Hannes Ließem an seine Frau Elsbeth, 5. März 1944
5. 3. 44
8,30 Uhr
Meine liebe, liebe Elsbeth!
In Eile ein paar Worte. Ich bin noch wohlbehalten. Es waren ein paar heiße Tage. Wieder war ich schon in den ersten Stunden eines gewaltigen Kampfes dazu ausersehen, einen neuen Komp.-Führer zu verbinden. Eine von vielen Granaten schlug etwas unsanft 3 – 4 m vor uns ein. Es schoß aber auch aus sämtlichen Rohren. Er hat einen Splitter am Arm und 2 im Oberschenkel. Ich war nun der Einzige, der so um den Kram Bescheid wußte. Der 2. Offz. fiel auch aus. Der Batl.-Adjutant wurde so lange als stellv. Komp.-Führer geschickt. Nun ist es vorbei. Heute abend werden wir abgelöst.
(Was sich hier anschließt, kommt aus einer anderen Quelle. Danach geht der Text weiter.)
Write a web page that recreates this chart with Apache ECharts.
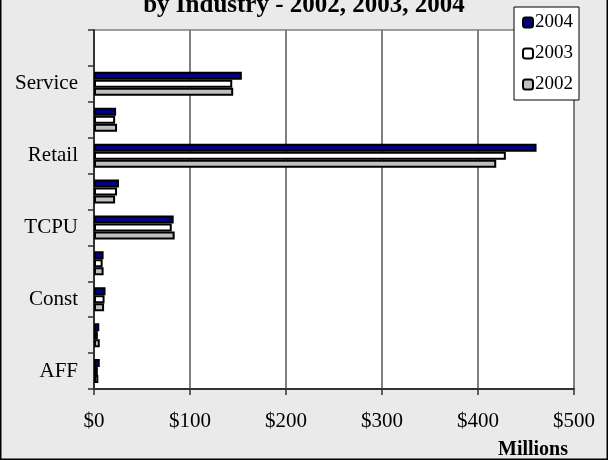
<!DOCTYPE html>
<html>
<head>
<meta charset="utf-8">
<script src="https://cdn.jsdelivr.net/npm/echarts@6/dist/echarts.min.js"></script>
<style>html,body{margin:0;padding:0;background:#eaeaea}#c{width:608px;height:460px}</style>
</head>
<body>
<div id="c"></div>
<script>
var categories = ['AFF', 'Mining', 'Const', 'Manuf', 'TCPU', 'Whsle', 'Retail', 'FIRE', 'Service', 'Other'];
var values2004 = [6, 5.5, 12, 10, 83, 26, 461, 23, 154, null];
var values2003 = [4, 4, 11, 9, 81, 24, 429, 22, 144, null];
var values2002 = [4.5, 6, 10.5, 10, 84, 22, 419, 24, 145, null];
var xTicks = [0, 100, 200, 300, 400, 500];
var font = 'Liberation Serif';

var chart = echarts.init(document.getElementById('c'));
function barSeries(name, data, color) {
  return {
    name: name, type: 'bar', data: data, barWidth: 8, barGap: '0%',
    itemStyle: { color: color, borderColor: '#000', borderWidth: 2 },
    animation: false
  };
}
chart.setOption({
  backgroundColor: '#eaeaea',
  animation: false,
  title: {
    text: 'by Industry - 2002, 2003, 2004',
    left: 'center', top: -7, padding: 0,
    textStyle: { fontFamily: font, fontWeight: 'bold', fontSize: 25, color: '#000' }
  },
  legend: {
    orient: 'vertical', right: 29, top: 7,
    padding: [6, 6, 6, 8], itemGap: 12,
    itemWidth: 10, itemHeight: 10,
    borderColor: '#000', borderWidth: 1,
    backgroundColor: '#ffffff',
    textStyle: { fontFamily: font, fontSize: 19, color: '#000', padding: [0, 0, 0, -3], lineHeight: 18 },
    data: ['2004', '2003', '2002'],
    itemStyle: { borderColor: '#000', borderWidth: 2 }
  },
  grid: {
    left: 94, right: 34, top: 30, bottom: 71,
    show: true, backgroundColor: '#ffffff', borderColor: '#808080', borderWidth: 1.5
  },
  xAxis: {
    type: 'value', min: xTicks[0], max: xTicks[xTicks.length - 1], interval: 100,
    axisLine: { show: true, lineStyle: { color: '#333', width: 2 } },
    axisTick: { show: true, inside: false, length: 6, lineStyle: { color: '#333', width: 1.5 } },
    splitLine: { show: true, lineStyle: { color: '#808080', width: 2 } },
    axisLabel: { fontFamily: font, fontSize: 21, color: '#000', margin: 22, formatter: function (v) { return '$' + v; } }
  },
  yAxis: {
    type: 'category', data: categories,
    axisLine: { show: true, lineStyle: { color: '#333', width: 2 } },
    axisTick: { show: true, interval: 0, length: 6, lineStyle: { color: '#333', width: 1.5 } },
    axisLabel: { interval: 1, fontFamily: font, fontSize: 21, color: '#000', margin: 16 },
    splitLine: { show: false }
  },
  series: [
    barSeries('2004', values2004, '#000080'),
    barSeries('2003', values2003, '#ffffff'),
    barSeries('2002', values2002, '#c0c0c0')
  ],
  graphic: [
    { type: 'rect', shape: { x: 0.75, y: -2, width: 606.5, height: 461.25 }, style: { fill: 'none', stroke: '#000', lineWidth: 1.5 }, silent: true },
    { type: 'text', left: 498, top: 440, style: { text: 'Millions', font: 'bold 20px "Liberation Serif"', fill: '#000' } }
  ]
});
</script>
</body>
</html>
Der Kampf war etwas ganz Gewaltiges. Panzer, noch schwerer als der Tiger, Tiger, Panter usw. rollten. Augenblicklich sitze ich in einem feuchten
Keller mit meinem Komp.-Trupp, Funker, Feldfunksprecher usw. Gleich fahre ich mit dem Chef zum Regiment und dann. Ach, das schreibe ich Dir später. Für Dich ist wichtig, daß Du Dir keine Sorge zu machen brauchst. Ich glaube, trotzdem ich nicht der Beste bin, habe ich einen guten Schutzengel. Nun sind die großen Kampftage vorbei. Aussehen tue ich wie ein Schwein. Schon seit dem 29. 2. habe ich keine trockenen Füße, dreckig von oben bis unten, Läuse, der Anzug stinkt von den Gräben und Löchern, wo man sich oft hat hinein-
werfen müssen, wenn etwas sich nahte, von den Kellern, Löchern, Hütten, wo man sich aufhielt, seine Meldungen zu machen usw.
Aber nun genug davon.
Ich hab Dich so lieb. Gerade an solchen Tagen merkt man, was man besitzt und das man unbedingt sich wiedersehen will, daß man noch lange glücklich sein möchte und es ist wie ein Geschenk, wenn man nach solchen Tagen noch Frauchen melden kann „bin wohlauf und gesund“. Und man wünschte dann auch, daß man mal von Frauchen eine solche Meldung bekäme „wohlauf und gesund“! Tue doch alles, was möglich ist, das zu erreichen.